Automatic and efficient data virtualization system for scientific datasets

by LI WENG




Institution: The Ohio State University
Department: Computer and Information Science
Degree: PhD
Year: 2006
Keywords: Computer Science
Record ID: 1779022
Full text PDF: http://rave.ohiolink.edu/etdc/view?acc_num=osu1154717945


Abstract

There are a number of reasons why efficient access and high performance processing on scientific datasets are challenging. First, scientific datasets are typically stored as binary or character flat-files. Second, data servers need to efficiently serve increasing number of clients and types of queries as more data come online. To address these issues, we concentrated on the following areas: 1) Realizing data virtualization through automatically generated data services over scientific datasets. 2) Supporting data analysis processing by means of SQL-3 query and aggregations for the data virtualization system. 3) Designing new techniques toward efficient execution of data analysis queries using space partitioned partial replicas. 4) Generalizing the functionalities of the replica selection module according to two significant extensions. 5) Exploring the performance optimization potential of multiple queries over massive datasets. In view of the first challenge, we have developed a meta-data descriptor and compiler-oriented Data Virtualization System. We designed a meta-data description language that is used for specifying low-level characteristics of datasets. a scientist could explore a subset of interest and apply complex processing over them using declarative SQL-3 query and aggregations. Compiler algorithms using meta-data descriptor and analyzing aggregations were developed for generating efficient data subsetting service and data aggregation service automatically. In view of the second challenge, we investigated one type of optimization techniques Partial Replication. We proposed and implemented a greedy algorithm based on a cost metric to choose a best combination of partial replicas. Moreover, to generalize the work into a more realistic environment setting, we extended it for range and aggregate queries with both of space partitioned and attribute partitioned partial replicas. They could be unevenly or uniformly stored across distributed storage units.
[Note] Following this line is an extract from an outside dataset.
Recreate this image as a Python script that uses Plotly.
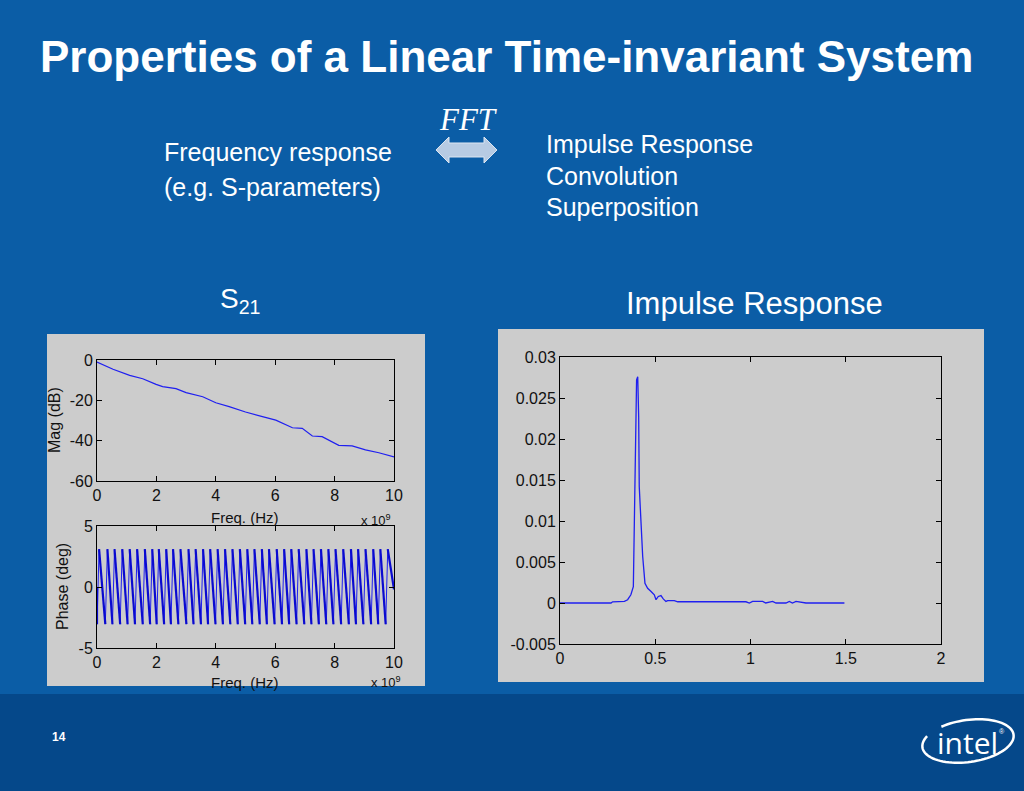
import math
import plotly.graph_objects as go

W, H = 1024, 791


def px(x):
    return x / W


def py(y):
    return 1 - y / H


# ---------------- data ----------------
mag_freq = [0, 0.54, 1.1, 1.54, 1.99, 2.21, 2.66, 3.0, 3.56, 4.0, 4.45, 5.0,
            5.57, 6.02, 6.58, 6.91, 7.25, 7.58, 8.14, 8.59, 9.04, 9.49, 10]
mag_db = [-1, -4.6, -7.6, -9.3, -12.1, -13.2, -14.2, -16.2, -18.2, -21.2, -23.1,
          -25.8, -28.1, -29.8, -33.6, -33.9, -37.7, -38.0, -42.3, -42.6, -44.6,
          -46.0, -48.0]

# frequencies (x1e9 Hz) of the phase peaks (top of each -pi -> +pi wrap)
peak_freq = [0.07, 0.35, 0.59, 0.85, 1.10, 1.35, 1.61, 1.86, 2.08, 2.33, 2.56,
             2.81, 3.08, 3.32, 3.57, 3.81, 4.06, 4.31, 4.56, 4.81, 5.06, 5.30,
             5.55, 5.79, 6.05, 6.30, 6.54, 6.79, 7.05, 7.29, 7.54, 7.79, 8.03,
             8.29, 8.55, 8.79, 9.04, 9.30, 9.54, 9.79]
jump_width = 0.07          # frequency span of each wrap (sample spacing)
phase_start = 0.0
phase_low = -3.05
phase_high = 3.1
phase_end = -0.2

imp_t = [0, 0.268, 0.276, 0.338, 0.355, 0.372, 0.385, 0.395, 0.402, 0.408, 0.413,
         0.416, 0.425, 0.434, 0.446, 0.46, 0.478, 0.495, 0.504, 0.516, 0.53, 0.542,
         0.556, 0.565, 0.6, 0.618, 0.976, 0.994, 1.011, 1.064, 1.08, 1.116, 1.134,
         1.186, 1.204, 1.22, 1.239, 1.274, 1.291, 1.493]
imp_v = [0, 0, 0.00015, 0.0002, 0.0004, 0.001, 0.002, 0.0142, 0.0272, 0.0276,
         0.0227, 0.0142, 0.0089, 0.0057, 0.0024, 0.0018, 0.0014, 0.001, 0.0004,
         0.0008, 0.0009, 0.0005, 0.0002, 0.0003, 0.0003, 0.00015, 0.00015, 0,
         0.0002, 0.0002, 0, 0.0002, 0, 0, 0.0002, 0, 0.0002, 0.0001, 0, 0]

mag_xticks = [0, 2, 4, 6, 8, 10]
mag_yticks = [-60, -40, -20, 0]
mag_ytext = ["-60", "-40", "-20", "0"]
ph_yticks = [-5, 0, 5]
ph_ytext = ["-5", "0", "5"]
imp_xticks = [0, 0.5, 1, 1.5, 2]
imp_xtext = ["0", "0.5", "1", "1.5", "2"]
imp_yticks = [-0.005, 0, 0.005, 0.01, 0.015, 0.02, 0.025, 0.03]
imp_ytext = ["-0.005", "0", "0.005", "0.01", "0.015", "0.02", "0.025", "0.03"]

# phase polylines built from the read peak points:
# descending ramps (drawn heavier) and wrap jumps (thin)
ramp_x, ramp_y = [0], [phase_start]
jump_x, jump_y = [], []
for f in peak_freq:
    ramp_x += [f - jump_width, None, f]
    ramp_y += [phase_low, None, phase_high]
    jump_x += [f - jump_width, f, None]
    jump_y += [phase_low, phase_high, None]
ramp_x.append(10)
ramp_y.append(phase_end)

BLUE_BG = "#0B5DA6"
BAND = "#05488A"
PANEL = "#CCCCCC"
LINE = "#1F1FF0"
FONT = "Liberation Sans"

fig = go.Figure()
fig.add_trace(go.Scatter(x=mag_freq, y=mag_db, mode="lines",
                         line=dict(color=LINE, width=1.2), xaxis="x", yaxis="y",
                         hoverinfo="skip"))
fig.add_trace(go.Scatter(x=jump_x, y=jump_y, mode="lines", connectgaps=False,
                         line=dict(color=LINE, width=1.0), xaxis="x2", yaxis="y2",
                         hoverinfo="skip"))
fig.add_trace(go.Scatter(x=ramp_x, y=ramp_y, mode="lines", connectgaps=False,
                         line=dict(color="#0A0AD0", width=2.2), xaxis="x2",
                         yaxis="y2", hoverinfo="skip"))
fig.add_trace(go.Scatter(x=imp_t, y=imp_v, mode="lines",
                         line=dict(color=LINE, width=1.3), xaxis="x3", yaxis="y3",
                         hoverinfo="skip"))

ax = dict(showgrid=False, zeroline=False, showline=True, linecolor="black",
          linewidth=1, mirror="allticks", ticks="inside", ticklen=5,
          tickcolor="black", tickfont=dict(family=FONT, size=16, color="#111111"),
          fixedrange=True, automargin=False)

fig.update_layout(
    width=W, height=H, autosize=False,
    margin=dict(l=0, r=0, t=0, b=0, pad=0, autoexpand=False),
    paper_bgcolor=BLUE_BG, plot_bgcolor="white", showlegend=False,
    xaxis=dict(ax, domain=[px(97), px(394)], range=[0, 10], tickvals=mag_xticks,
               anchor="y"),
    yaxis=dict(ax, domain=[py(481), py(360)], range=[-60, 0], tickvals=mag_yticks,
               ticktext=mag_ytext, anchor="x"),
    xaxis2=dict(ax, domain=[px(97), px(394)], range=[0, 10], tickvals=mag_xticks,
                anchor="y2"),
    yaxis2=dict(ax, domain=[py(648), py(526)], range=[-5, 5], tickvals=ph_yticks,
                ticktext=ph_ytext, anchor="x2"),
    xaxis3=dict(ax, domain=[px(560), px(941)], range=[0, 2], tickvals=imp_xticks,
                ticktext=imp_xtext, anchor="y3"),
    yaxis3=dict(ax, domain=[py(644), py(357)], range=[-0.005, 0.03],
                tickvals=imp_yticks, ticktext=imp_ytext, anchor="x3"),
)

shapes = []
# bottom band
shapes.append(dict(type="rect", xref="paper", yref="paper", x0=0, x1=1,
                   y0=0, y1=py(694), fillcolor=BAND, line=dict(width=0),
                   layer="below"))
# gray figure panels
shapes.append(dict(type="rect", xref="paper", yref="paper", x0=px(47), x1=px(425),
                   y0=py(686), y1=py(334), fillcolor=PANEL, line=dict(width=0),
                   layer="below"))
shapes.append(dict(type="rect", xref="paper", yref="paper", x0=px(498), x1=px(984),
                   y0=py(682), y1=py(329), fillcolor=PANEL, line=dict(width=0),
                   layer="below"))

# double arrow
arrow_pts = [(436, 150), (449, 137), (449, 143), (484, 143), (484, 137), (497, 150),
             (484, 163), (484, 157), (449, 157), (449, 163)]
path = "M " + " L ".join(f"{px(x):.5f},{py(y):.5f}" for x, y in arrow_pts) + " Z"
shapes.append(dict(type="path", xref="paper", yref="paper", path=path,
                   fillcolor="#B7CBE3", line=dict(color="#DCE6F2", width=1)))


# intel swoosh
def ellipse_path(cx, cy, rx, ry, rot_deg, a0, a1, n=80):
    r = math.radians(rot_deg)
    pts = []
    for i in range(n + 1):
        t = math.radians(a0 + (a1 - a0) * i / n)
        x = rx * math.cos(t)
        y = -ry * math.sin(t)
        pts.append((cx + x * math.cos(r) - y * math.sin(r),
                    cy + x * math.sin(r) + y * math.cos(r)))
    return "M " + " L ".join(f"{px(x):.5f},{py(y):.5f}" for x, y in pts)


shapes.append(dict(type="path", xref="paper", yref="paper",
                   path=ellipse_path(968, 741, 46, 21, -8, 150, 482),
                   line=dict(color="white", width=2.5)))

fig.update_layout(shapes=shapes)

ann = []


def text(x, y, s, size, color="white", xanchor="left", family=FONT, angle=0,
         yanchor="middle"):
    ann.append(dict(x=px(x), y=py(y), xref="paper", yref="paper", text=s,
                    showarrow=False, xanchor=xanchor, yanchor=yanchor,
                    textangle=angle, font=dict(family=family, size=size, color=color)))


text(38, 56, "<b>Properties of a Linear Time-invariant System</b>", 44)
text(468, 120, "<i>FFT</i>", 31, family="Liberation Serif", xanchor="center")
text(162, 152, "Frequency response", 25)
text(162, 187, "(e.g. S-parameters)", 25)
text(544, 144, "Impulse Response", 25)
text(544, 176, "Convolution", 25)
text(544, 207, "Superposition", 25)
text(218, 301, "S<sub>21</sub>", 28)
text(624, 303, "Impulse Response", 31)
text(50, 737, "<b>14</b>", 12)
text(967, 742, "intel", 30, family="Open Sans", xanchor="center")
text(1002, 731, "®", 7, xanchor="center")

DARK = "#111111"
text(54, 420, "Mag (dB)", 16, color=DARK, xanchor="center", angle=-90)
text(245, 517, "Freq. (Hz)", 15, color=DARK, xanchor="center")
text(376, 520, "x 10<sup>9</sup>", 13, color=DARK, xanchor="center")
text(62, 587, "Phase (deg)", 16, color=DARK, xanchor="center", angle=-90)
text(245, 682, "Freq. (Hz)", 15, color=DARK, xanchor="center")
text(386, 682, "x 10<sup>9</sup>", 13, color=DARK, xanchor="center")

fig.update_layout(annotations=ann)

fig.write_html("out.html", config={"displayModeBar": False, "staticPlot": True},
               post_script="document.body.style.margin='0';"
                           "document.body.style.overflow='hidden';")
Using a new cost metric, a composite replica selection algorithm comprising of a set of dynamic programming strategy and greedy strategies are devised to resolve this problem. Finally, we further explore the optimization potential of executing multiple queries over massive datasets. These techniques are implemented into a Replica Selection Module which is coupled tightly with the overall architecture of our Automatic Data Virtualization System.